WASHINGTON (AFP) — John McCain's White House campaign manager refused to be pinned down Sunday on whether the 71-year-old Republican might commit to serve only one term as president if he is elected in November.
Rick Davis, interviewed on Fox News Sunday, was asked if the Arizona senator might pledge at next month's Republican convention to serve a single term and decline to run for re-election in four years' time.
"You're going to have to come to the Republican convention to find out what's going to happen there," Davis said ahead of the September 1-4 gathering in Minneapolis-St Paul, Minnesota.
Asked if he was ruling out the idea or not, the campaign manager said: "I'm not talking about it at all."
McCain will turn 72 on August 29, the day after his White House rival Barack Obama, 47, will be officially proclaimed the Democratic nominee. If he beats Obama, McCain would be the oldest president yet sworn in to a first term.
Pledging to run for only one term could deflect any concerns voters have about McCain's age, and might free him up to promise a politics-free White House for the next four years.

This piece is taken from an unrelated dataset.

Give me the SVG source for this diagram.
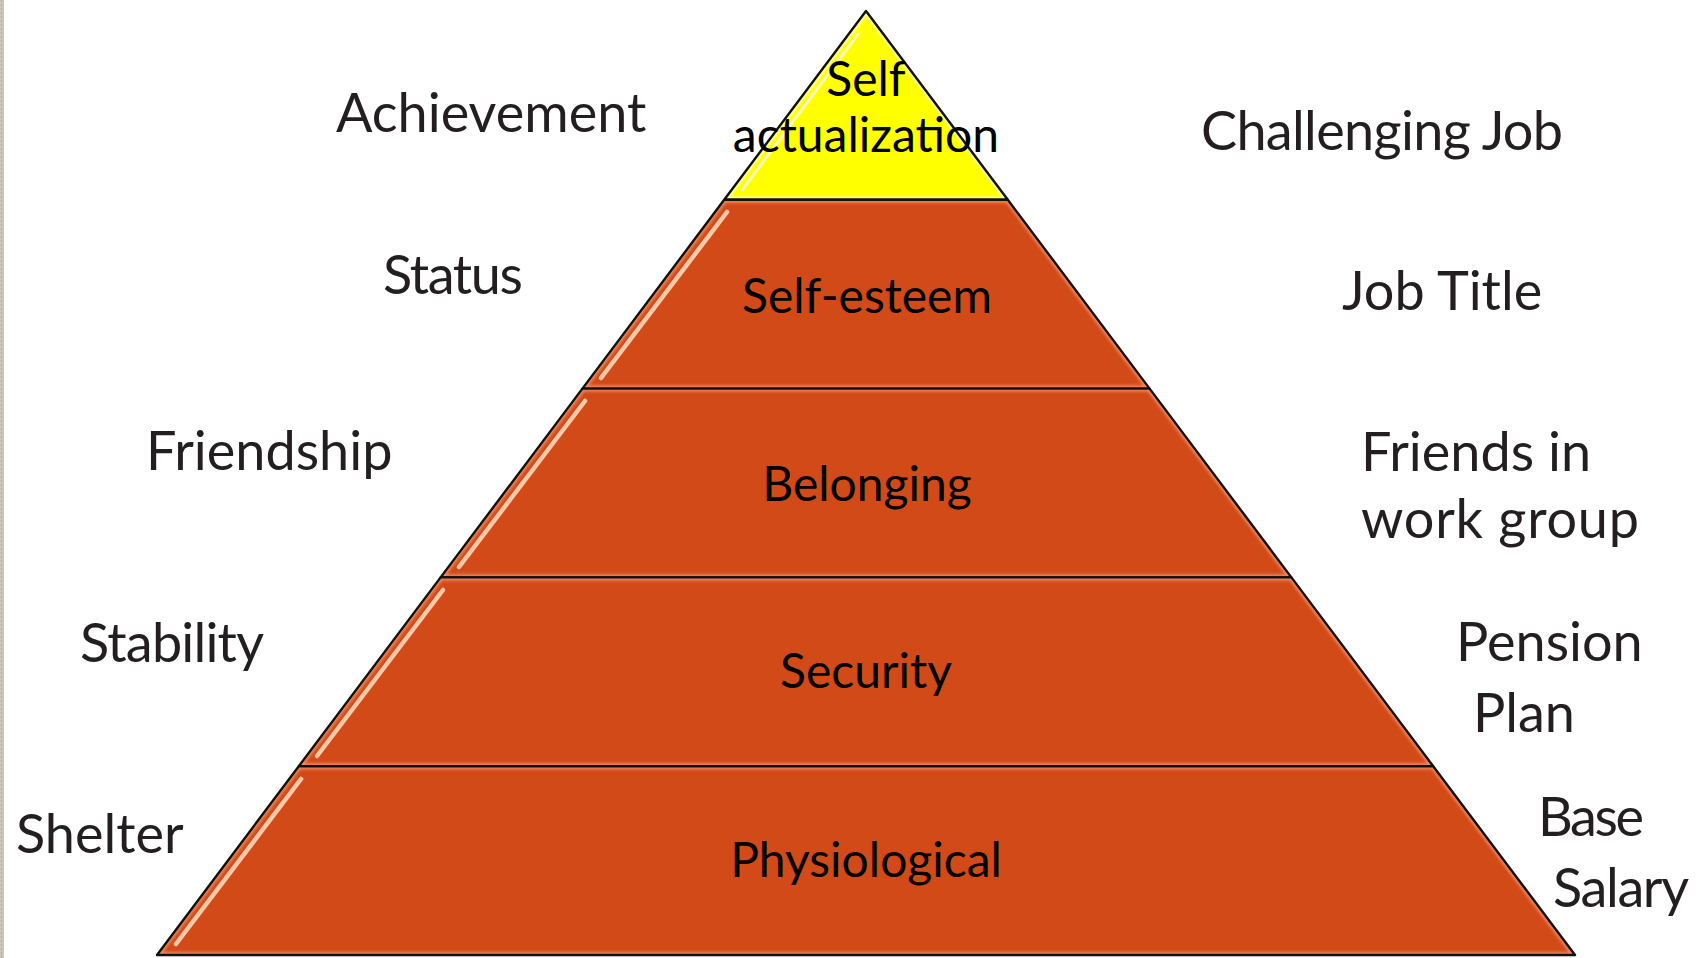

"Well, first of all, if you know John McCain, you know there's not going to be much politics in the White House anyway," Davis said, praising his candidate as a principled politician who has always put country before party.
"I mean, he doesn't grade any of his decisions either as a senator or in the future as president on what the political dynamic is," he said.
The Obama campaign has not explicitly made an issue of McCain's age. But the Republican's camp has been angered by what they see as snide remarks such as Obama's praise of McCain's "half-century of service" to the nation.
McCain is not averse to digs at his own expense, joking in April on the comedy show "Saturday Night Live" that voters should look to elect a president who is "very, very, very old."